51 Mechanics: Auction/Bidding

BoardGameGeek (BGG) is a singular repository of gaming information, knowledge and wisdom that has been serving the modern board game hobby since 2000. I consult it regularly and have used its database to manage my own game collection. I also used it when I was writing my 2016 book on gamified instruction, particularly with regard to the game mechanics that BGG identified and organized content into. While there are more than 85,000 games, even now, there are just 51 mechanics. Since every mechanic offers something to the teacher who wants to use games in the classroom, I'm going to use this section of Game Level Learn and my own contributions to it to assess games from each of these 51 mechanics. Next up?

We've finally arrived at Auction/Bidding, one of my favorite of all game mechanics (and one of the very best for beginning gamifying instructors to try in their lessons). In Auction games, players bid something (generally money) in the hopes of gaining some kind of benefit or positional advantage against the other players. Sometimes this mechanic is embedded with other mechanics, forming just a part of the broader story. At other times, it is the central mechanic. In either case, these games are accessible, challenging and fun. A gamifying teacher should have one or two of these under his/her belt without question.

Bausack (BGG Rank: 751)

At its heart, Bausack is a dexterity game, but embedded within that mechanic is a fiendish auction mechanic that makes Bausack unlike any other dexterity game. In the auction portion of the game (most versions of the game, that is), you have a choice to make: select a piece that you want to build into your structure (and that you want to win at auction), or select a piece you want to force someone else to bid (which they win because they can't or won't bid enough to NOT win the piece). Devilish. 

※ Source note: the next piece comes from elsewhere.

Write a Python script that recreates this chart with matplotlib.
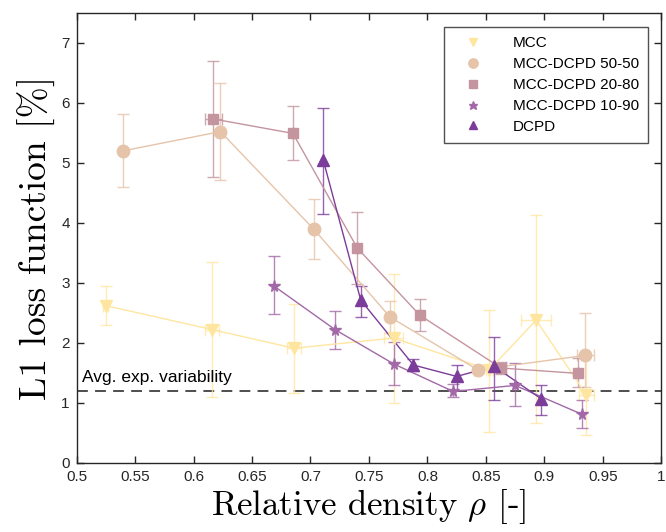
import numpy as np
import matplotlib.pyplot as plt

plt.rcParams['mathtext.fontset'] = 'cm'
plt.rcParams['font.family'] = ['Liberation Sans', 'DejaVu Sans']

# relative density, L1 loss [%], and error bar ends for each material
mcc_x = [0.525, 0.616, 0.686, 0.771, 0.853, 0.893, 0.936]
mcc_y = [2.62, 2.22, 1.91, 2.08, 1.55, 2.38, 1.13]
mcc_lo = [2.29, 1.09, 1.17, 1.00, 0.52, 0.66, 0.47]
mcc_hi = [2.95, 3.35, 2.64, 3.14, 2.55, 4.13, 1.79]
mcc_xerr = [0.002, 0.006, 0.006, 0.008, 0.003, 0.013, 0.006]

m50_x = [0.540, 0.623, 0.703, 0.768, 0.843, 0.935]
m50_y = [5.20, 5.52, 3.89, 2.43, 1.55, 1.79]
m50_lo = [4.59, 4.71, 3.40, 2.16, 1.50, 1.27]
m50_hi = [5.81, 6.33, 4.39, 2.70, 1.60, 2.49]
m50_xerr = [0.0, 0.003, 0.0, 0.0, 0.003, 0.007]

m20_x = [0.617, 0.685, 0.740, 0.7935, 0.863, 0.929]
m20_y = [5.73, 5.49, 3.58, 2.46, 1.58, 1.49]
m20_lo = [4.77, 5.04, 2.98, 2.20, 1.48, 1.27]
m20_hi = [6.69, 5.94, 4.18, 2.73, 1.68, 1.75]
m20_xerr = [0.007, 0.0, 0.0, 0.0, 0.004, 0.0]

m10_x = [0.6685, 0.721, 0.771, 0.822, 0.875, 0.932]
m10_y = [2.95, 2.22, 1.65, 1.19, 1.29, 0.81]
m10_lo = [2.48, 1.90, 1.29, 1.09, 0.94, 0.58]
m10_hi = [3.44, 2.53, 2.02, 1.31, 1.66, 1.04]

dcpd_x = [0.711, 0.743, 0.788, 0.825, 0.857, 0.897]
dcpd_y = [5.04, 2.71, 1.63, 1.44, 1.61, 1.07]
dcpd_lo = [4.15, 2.43, 1.53, 1.22, 1.05, 0.80]
dcpd_hi = [5.91, 2.94, 1.73, 1.63, 2.09, 1.30]

avg_var = 1.2

series = [
    ('MCC', mcc_x, mcc_y, mcc_lo, mcc_hi, mcc_xerr, 'v', 8.5, '#ffe6a0'),
    ('MCC-DCPD 50-50', m50_x, m50_y, m50_lo, m50_hi, m50_xerr, 'o', 9, '#e6c4aa'),
    ('MCC-DCPD 20-80', m20_x, m20_y, m20_lo, m20_hi, m20_xerr, 's', 7, '#c4949f'),
    ('MCC-DCPD 10-90', m10_x, m10_y, m10_lo, m10_hi, None, '*', 8.5, '#a268a8'),
    ('DCPD', dcpd_x, dcpd_y, dcpd_lo, dcpd_hi, None, '^', 8.5, '#7c3c9a'),
]

fig = plt.figure(figsize=(6.66, 5.32), dpi=100)
ax = fig.add_axes([0.115, 0.13, 0.878, 0.846])

handles = []
for name, x, y, lo, hi, xe, mk, ms, c in series:
    y = np.array(y)
    yerr = [y - np.array(lo), np.array(hi) - y]
    ax.errorbar(x, y, yerr=yerr, xerr=xe, fmt='none', ecolor=c, elinewidth=1,
                capsize=4.3, capthick=1, alpha=0.8, zorder=2)
    ax.plot(x, y, '-', color=c, lw=1, zorder=3)
    h, = ax.plot(x, y, mk, color=c, ms=ms, mec=c, ls='none', zorder=4, label=name)
    handles.append(h)

ax.axhline(avg_var, color='#404040', ls=(0, (6, 4)), lw=1.3, zorder=1)
ax.text(0.505, 1.3, 'Avg. exp. variability', fontsize=12.5, ha='left', va='bottom')

ax.set_xlim(0.5, 1.0)
ax.set_ylim(0, 7.5)
ax.set_xticks(np.arange(0.5, 1.001, 0.05))
ax.set_xticklabels(['0.5', '0.55', '0.6', '0.65', '0.7', '0.75', '0.8', '0.85', '0.9', '0.95', '1'])
ax.set_yticks(range(0, 8))
ax.tick_params(direction='in', top=True, right=True, length=5, width=1,
               labelsize=11, color='#262626', labelcolor='#262626', pad=5)
for s in ax.spines.values():
    s.set_color('#262626')
    s.set_linewidth(1)

# axis labels in Computer Modern, rho through mathtext
ax.set_xlabel(r'Relative density $\rho$ [-]', family='cmr10', fontsize=25, labelpad=2)
ax.set_ylabel('L1 loss function [%]', family='cmr10', fontsize=27, labelpad=4)

leg = ax.legend(handles=handles, loc='upper right', bbox_to_anchor=(0.99, 0.985),
                fontsize=11, frameon=True, fancybox=False, edgecolor='#262626',
                markerscale=0.75, handlelength=2.6, borderpad=0.6, labelspacing=0.45,
                handletextpad=1.3)
leg.get_frame().set_linewidth(1)

fig.savefig('out.png', dpi=100)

Modern Art (BGG Rank: 222)

A contender for my favorite game of all time, Modern Art is part of a series of auction-mechanic games designed by eminent designer Reiner Knizia. In this game, you play art dealers attempting to buy low and sell high in the competitive international art market. Five artists are in contention. The artist who sold more works gets valued higher than the others. Extremely competitive play but highly accessible to new players.

Princes of Florence (BGG Rank: 95)

A great classic, Princes of Florence features game play where one half of a particular turn is an auction. In that phase, each item available for purchase can be purchased only once. If you don't have the green, you're out of luck, at least that turn. There's a lot going on in this game and its complexity is rich, but it can be hard on beginners. Having said that, its beauty as a game and elegant game play mean that it would pay dividends to give it a go.

Ra (BGG Rank: 123)

Another Knizia auction game, this one themed to ancient Egypt. In Ra, you are acquiring tiles that represent different aspects of Egyptian society (pharoahs, flooded Nile, civilization development and so forth). You acquire these tiles by bidding on them with "suns" you have face up in front of you, each featuring a different number value from 1-16. I can honestly tell you, trying to decide if a series of tiles is worth 5 or 6 or 7 or 8 or 9 is a brain teasing exercise of the highest interest. 

Vegas Showdown (BGG Rank: 351)

In Vegas Showndown, each player is trying to buy rooms/salons in their Vegas hotel to make the most agreeable resort. As rooms are left unpurchased, their cost goes down, making them ever more enticing. A straightforward auction game with an economic component.